**Exercise**:
Your task is to retype the lines from the opening of the material through the line that includes "const labelledTicks = [1.0, 1.1];". Do not copy the pictures.

**Provided data**:

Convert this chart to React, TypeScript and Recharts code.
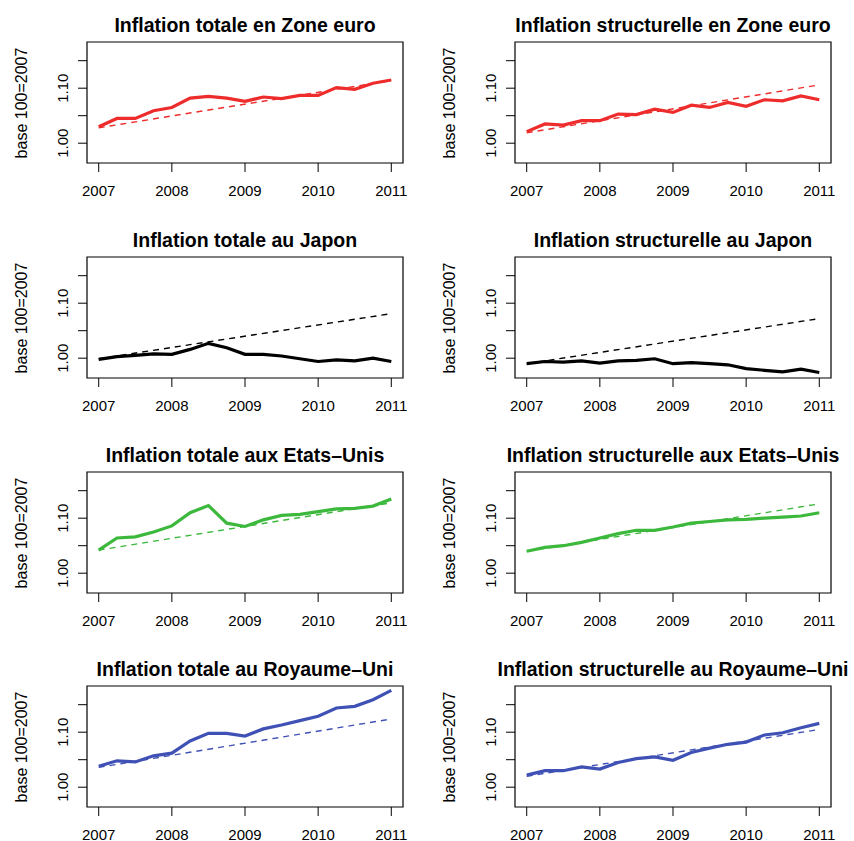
import { LineChart, Line, XAxis, YAxis, ReferenceArea } from "recharts";

// quarterly points, base 100 = 2007
const quarters = [
  2007, 2007.25, 2007.5, 2007.75, 2008, 2008.25, 2008.5, 2008.75, 2009,
  2009.25, 2009.5, 2009.75, 2010, 2010.25, 2010.5, 2010.75, 2011,
];
const yearTicks = [2007, 2008, 2009, 2010, 2011];
const valueTicks = [1.0, 1.05, 1.1, 1.15];
const labelledTicks = [1.0, 1.1];

const euroTotal = [1.030, 1.045, 1.045, 1.059, 1.065, 1.082, 1.085, 1.082, 1.076, 1.084, 1.081, 1.087, 1.087, 1.101, 1.098, 1.109, 1.115];
const euroTotalTrend = [1.028, 1.114];
const euroCore = [1.021, 1.035, 1.033, 1.041, 1.041, 1.053, 1.052, 1.062, 1.056, 1.069, 1.065, 1.074, 1.067, 1.079, 1.077, 1.086, 1.079];
const euroCoreTrend = [1.019, 1.106];

const japanTotal = [0.998, 1.003, 1.005, 1.008, 1.007, 1.016, 1.027, 1.019, 1.007, 1.007, 1.004, 0.999, 0.994, 0.997, 0.995, 1.0, 0.994];
const japanTotalTrend = [0.999, 1.081];
const japanCore = [0.990, 0.994, 0.993, 0.995, 0.991, 0.995, 0.996, 0.999, 0.990, 0.992, 0.990, 0.988, 0.981, 0.978, 0.975, 0.980, 0.974];
const japanCoreTrend = [0.990, 1.072];

const usTotal = [1.042, 1.064, 1.066, 1.075, 1.086, 1.110, 1.123, 1.091, 1.085, 1.097, 1.105, 1.107, 1.112, 1.117, 1.118, 1.122, 1.135];
const usTotalTrend = [1.042, 1.128];
const usCore = [1.040, 1.047, 1.050, 1.056, 1.064, 1.072, 1.078, 1.078, 1.084, 1.091, 1.094, 1.097, 1.098, 1.100, 1.102, 1.104, 1.110];
const usCoreTrend = [1.040, 1.126];

const ukTotal = [1.038, 1.048, 1.046, 1.057, 1.062, 1.084, 1.098, 1.098, 1.093, 1.106, 1.113, 1.121, 1.129, 1.144, 1.147, 1.159, 1.176];
const ukTotalTrend = [1.036, 1.124];
const ukCore = [1.022, 1.030, 1.030, 1.037, 1.033, 1.045, 1.052, 1.055, 1.049, 1.063, 1.071, 1.078, 1.082, 1.095, 1.099, 1.108, 1.116];
const ukCoreTrend = [1.020, 1.105];

const RED = "#EE2C2C";
const BLACK = "#000000";
const GREEN = "#3CB83C";
const BLUE = "#3F51B5";

const FONT = '"Liberation Sans", Arial, Helvetica, sans-serif';
const X_DOMAIN = [2006.84, 2011.16];
const Y_DOMAIN = [0.964, 1.184];

function YearTick({ x, y, payload }: any) {
  return (
    <text x={x} y={y} dy="0.71em" textAnchor="middle" fontSize={15} fontFamily={FONT} fill="#000">
      {payload?.value}
    </text>
  );
}

function RotTick({ x, y, payload }: any) {
  const v = payload?.value;
  if (!labelledTicks.some((t) => Math.abs(t - v) < 1e-6)) return null;
  return (
    <text
      x={x}
      y={y}
      transform={`rotate(-90, ${x}, ${y})`}
      textAnchor="middle"
      fontSize={15}
      fontFamily={FONT}
      fill="#000"
    >
      {Number(v).toFixed(2)}
    </text>
  );
}

function Panel({
  title,
  values,
  trend,
  color,
  left,
  top,
}: {
  title: string;
  values: number[];
  trend: number[];
  color: string;
  left: number;
  top: number;
}) {
  const last = quarters.length - 1;
  const rows = quarters.map((q, i) => ({
    x: q,
    v: values[i],
    t: i === 0 ? trend[0] : i === last ? trend[1] : null,
  }));

  return (
    <div style={{ position: "absolute", left, top, width: 428, height: 215 }}>
      <div
        style={{
          position: "absolute",
          left: 245,
          top: 13,
          transform: "translateX(-50%)",
          fontFamily: FONT,
          fontWeight: "bold",
          fontSize: 19.5,
          lineHeight: "24px",
          whiteSpace: "nowrap",
        }}
      >
        {title}
      </div>
      <div
        style={{
          position: "absolute",
          left: 22,
          top: 103,
          transform: "translate(-50%, -50%) rotate(-90deg)",
          fontFamily: FONT,
          fontSize: 16,
          whiteSpace: "nowrap",
        }}
      >
        base 100=2007
      </div>
      <LineChart
        width={428}
        height={215}
        data={rows}
        margin={{ top: 42, right: 25, bottom: 22, left: 27 }}
        style={{ position: "absolute", left: 0, top: 0 }}
      >
        <XAxis
          dataKey="x"
          type="number"
          domain={X_DOMAIN}
          ticks={yearTicks}
          allowDataOverflow
          axisLine={false}
          tickLine={{ stroke: "#000" }}
          tickSize={9}
          tickMargin={13}
          height={30}
          tick={<YearTick />}
        />
        <YAxis
          type="number"
          domain={Y_DOMAIN}
          ticks={valueTicks}
          allowDataOverflow
          axisLine={false}
          tickLine={{ stroke: "#000" }}
          tickSize={9}
          tickMargin={10}
          width={60}
          tick={<RotTick />}
        />
        <ReferenceArea
          x1={X_DOMAIN[0]}
          x2={X_DOMAIN[1]}
          y1={Y_DOMAIN[0]}
          y2={Y_DOMAIN[1]}
          fill="none"
          stroke="#000"
          strokeWidth={1.2}
          ifOverflow="visible"
        />
        <Line
          dataKey="t"
          stroke={color}
          strokeWidth={1.4}
          strokeDasharray="6 5"
          dot={false}
          connectNulls
          isAnimationActive={false}
        />
        <Line
          dataKey="v"
          stroke={color}
          strokeWidth={3.2}
          dot={false}
          isAnimationActive={false}
        />
      </LineChart>
    </div>
  );
}

export default function App() {
  return (
    <div style={{ position: "absolute", left: 0, top: 0, width: 854, height: 841, background: "#fff" }}>
      <Panel title="Inflation totale en Zone euro" values={euroTotal} trend={euroTotalTrend} color={RED} left={0} top={0} />
      <Panel title="Inflation structurelle en Zone euro" values={euroCore} trend={euroCoreTrend} color={RED} left={428} top={0} />
      <Panel title="Inflation totale au Japon" values={japanTotal} trend={japanTotalTrend} color={BLACK} left={0} top={215} />
      <Panel title="Inflation structurelle au Japon" values={japanCore} trend={japanCoreTrend} color={BLACK} left={428} top={215} />
      <Panel title="Inflation totale aux Etats–Unis" values={usTotal} trend={usTotalTrend} color={GREEN} left={0} top={430} />
      <Panel title="Inflation structurelle aux Etats–Unis" values={usCore} trend={usCoreTrend} color={GREEN} left={428} top={430} />
      <Panel title="Inflation totale au Royaume–Uni" values={ukTotal} trend={ukTotalTrend} color={BLUE} left={0} top={644} />
      <Panel title="Inflation structurelle au Royaume–Uni" values={ukCore} trend={ukCoreTrend} color={BLUE} left={428} top={644} />
    </div>
  );
}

**Final result**:
Convert this chart to React, TypeScript and Recharts code.
import { LineChart, Line, XAxis, YAxis, ReferenceArea } from "recharts";

// quarterly points, base 100 = 2007
const quarters = [
  2007, 2007.25, 2007.5, 2007.75, 2008, 2008.25, 2008.5, 2008.75, 2009,
  2009.25, 2009.5, 2009.75, 2010, 2010.25, 2010.5, 2010.75, 2011,
];
const yearTicks = [2007, 2008, 2009, 2010, 2011];
const valueTicks = [1.0, 1.05, 1.1, 1.15];
const labelledTicks = [1.0, 1.1];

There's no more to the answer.